ハンケチとハンカチ その1

 小学生低学年の頃だった。授業中に何かの発言をしている中でワシャが「ハンケチ」と言った。そうすると学級委員の女の子が「ハンケチじゃありません。ハンカチです」と指摘しおった。しかし、ワシャも「ハンケチ」に自信を持っていたので強弁した。
「いいや、ハンケチでいいのじゃ」
「ハンケチなんておかしいで〜す」
なおもそのガキはたたみ掛けてくる。
「10年もしたら相手をしてやってもいいが、こんな子どもを相手にしていても仕方がない」
と、当時、クソガキだったワシャが思ったかどうかは忘れてしまったが、
「本に出てたもんね。
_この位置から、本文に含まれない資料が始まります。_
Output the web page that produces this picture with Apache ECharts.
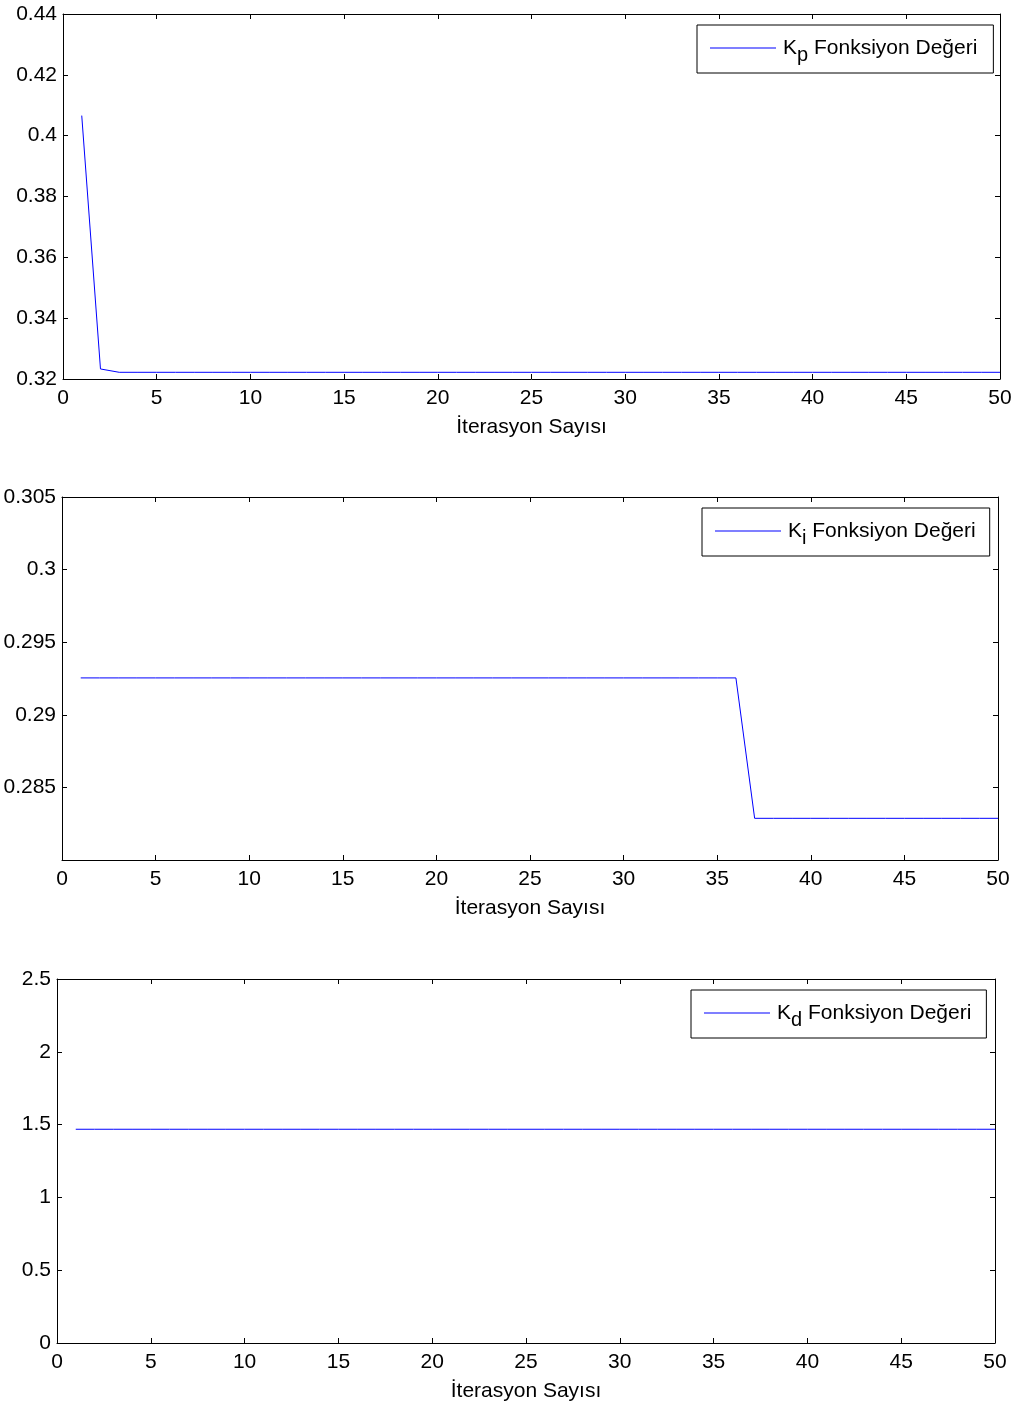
<!DOCTYPE html>
<html>
<head>
<meta charset="utf-8">
<script src="https://cdn.jsdelivr.net/npm/echarts@6/dist/echarts.min.js"></script>
<style>
html,body{margin:0;padding:0;background:#fff;}
#c{width:1015px;height:1407px;}
</style>
</head>
<body>
<div id="c"></div>
<script>
// ---- data ----
const iterations = [1,2,3,4,5,6,7,8,9,10,11,12,13,14,15,16,17,18,19,20,21,22,23,24,25,26,27,28,29,30,31,32,33,34,35,36,37,38,39,40,41,42,43,44,45,46,47,48,49,50];
const kpValues = [0.4066,0.3233,0.3222,0.3222,0.3222,0.3222,0.3222,0.3222,0.3222,0.3222,0.3222,0.3222,0.3222,0.3222,0.3222,0.3222,0.3222,0.3222,0.3222,0.3222,0.3222,0.3222,0.3222,0.3222,0.3222,0.3222,0.3222,0.3222,0.3222,0.3222,0.3222,0.3222,0.3222,0.3222,0.3222,0.3222,0.3222,0.3222,0.3222,0.3222,0.3222,0.3222,0.3222,0.3222,0.3222,0.3222,0.3222,0.3222,0.3222,0.3222];
const kiValues = [0.29254,0.29254,0.29254,0.29254,0.29254,0.29254,0.29254,0.29254,0.29254,0.29254,0.29254,0.29254,0.29254,0.29254,0.29254,0.29254,0.29254,0.29254,0.29254,0.29254,0.29254,0.29254,0.29254,0.29254,0.29254,0.29254,0.29254,0.29254,0.29254,0.29254,0.29254,0.29254,0.29254,0.29254,0.29254,0.29254,0.28287,0.28287,0.28287,0.28287,0.28287,0.28287,0.28287,0.28287,0.28287,0.28287,0.28287,0.28287,0.28287,0.28287];
const kdValues = [1.468,1.468,1.468,1.468,1.468,1.468,1.468,1.468,1.468,1.468,1.468,1.468,1.468,1.468,1.468,1.468,1.468,1.468,1.468,1.468,1.468,1.468,1.468,1.468,1.468,1.468,1.468,1.468,1.468,1.468,1.468,1.468,1.468,1.468,1.468,1.468,1.468,1.468,1.468,1.468,1.468,1.468,1.468,1.468,1.468,1.468,1.468,1.468,1.468,1.468];
const xAxisTitle = 'İterasyon Sayısı';
const legendMain = ' Fonksiyon Değeri';
const subscripts = ['p','i','d'];
const yRanges = [[0.32,0.44,0.02],[0.28,0.305,0.005],[0,2.5,0.5]];
const xRange = [0,50,5];

// ---- layout ----
const FONT = '"Liberation Sans", Arial, sans-serif';
const FS = 21;
const grids = [
  {left:63, top:14, width:937, height:365},
  {left:62, top:497, width:936, height:363},
  {left:57, top:979, width:938, height:364}
];
const legendPos = [
  {left:697, top:25, padRight:16},
  {left:702, top:508, padRight:14},
  {left:691, top:990, padRight:15}
];
const seriesData = [kpValues, kiValues, kdValues];

function fmt(v){ return String(+(+v).toFixed(4)); }

const option = {
  animation:false,
  backgroundColor:'#fff',
  grid: grids.map(g => Object.assign({containLabel:false}, g)),
  xAxis: [],
  yAxis: [],
  legend: [],
  series: []
};

const axisLine = {show:true, onZero:false, lineStyle:{color:'#000', width:1}};
const tickIn = {show:true, inside:true, length:5, lineStyle:{color:'#000', width:1}};

grids.forEach((g,i) => {
  option.xAxis.push({
    type:'value', gridIndex:i, position:'bottom',
    min:xRange[0], max:xRange[1], interval:xRange[2],
    axisLine:axisLine, axisTick:tickIn, splitLine:{show:false},
    axisLabel:{color:'#000', fontFamily:FONT, fontSize:FS, margin:9, formatter:fmt},
    name:xAxisTitle, nameLocation:'middle', nameGap:38,
    nameTextStyle:{color:'#000', fontFamily:FONT, fontSize:FS}
  });
  option.xAxis.push({
    type:'value', gridIndex:i, position:'top',
    min:xRange[0], max:xRange[1], interval:xRange[2],
    axisLine:axisLine, axisTick:tickIn, splitLine:{show:false},
    axisLabel:{show:false}
  });
  const yr = yRanges[i];
  option.yAxis.push({
    type:'value', gridIndex:i, position:'left',
    min:yr[0], max:yr[1], interval:yr[2],
    axisLine:axisLine, axisTick:tickIn, splitLine:{show:false},
    axisLabel:{color:'#000', fontFamily:FONT, fontSize:FS, margin:6,
      showMinLabel: i !== 1,
      formatter: v => (i===1 && Math.abs(v-0.28)<1e-9) ? '' : fmt(v)}
  });
  option.yAxis.push({
    type:'value', gridIndex:i, position:'right',
    min:yr[0], max:yr[1], interval:yr[2],
    axisLine:axisLine, axisTick:tickIn, splitLine:{show:false},
    axisLabel:{show:false}
  });
  const name = 'K' + subscripts[i];
  option.series.push({
    type:'line', name:name,
    xAxisIndex:i*2, yAxisIndex:i*2,
    data: iterations.map((x,k) => [x, seriesData[i][k]]),
    symbol:'none', lineStyle:{color:'#0000ff', width:1}, itemStyle:{color:'#0000ff'}
  });
  option.legend.push({
    data:[{name:name, icon:'rect'}],
    left:legendPos[i].left, top:legendPos[i].top,
    orient:'vertical',
    backgroundColor:'#fff',
    borderColor:'#000', borderWidth:1, borderRadius:0,
    padding:[6,legendPos[i].padRight,8,13],
    itemWidth:66, itemHeight:1, itemGap:0,
    itemStyle:{color:'#0000ff', borderWidth:0},
    selectedMode:false,
    formatter: () => '{a|K}{s|' + subscripts[i] + '}{a|' + legendMain + '}',
    textStyle:{
      color:'#000', fontFamily:FONT, fontSize:FS, padding:[0,0,0,2],
      rich:{
        a:{fontFamily:FONT, fontSize:FS, color:'#000', lineHeight:28, verticalAlign:'middle'},
        s:{fontFamily:FONT, fontSize:FS-1, color:'#000', lineHeight:28, padding:[14,0,0,0], verticalAlign:'middle'}
      }
    }
  });
});

const chart = echarts.init(document.getElementById('c'), null, {renderer:'canvas'});
chart.setOption(option);
</script>
</body>
</html>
本に書いてあることは正しいもんね」
 と、言い返す。こっちも生意気なガキだったのう。
 そこに担任の教師が割って入った。そして、教科書に書いてあるのがハンカチだから「ハンカチが正しい」に軍配を上げてしまった。ワシャはクラス中の嘲笑を浴びながら席に座ったのだ。
 授業終了後、どうしても納得のいかないワシャは図書館に走って、確か夏目漱石の本で見たような記憶が薄っすらとあったので、『坊ちゃん』やら『吾輩は猫である』を探しまくったのだが見つからなかった。
 子どもだったからかアホだったからか判らないが、1日過ぎれば悔しさも忘れてしまってどうでもよくなった。しかし、それでも時折「ハンカチ」という文字を目にするとその時のことを思い出す。
 今、調べてみれば、『漱石全集』の索引で一発だ。「ハンカチ」では「ハンケチを見よ」になっていて、「ハンケチ」を見ると、漱石の作品全体で77箇所も「ハンケチ」が出てくる。明治の文豪は「ハンケチ」と言っていたのじゃ!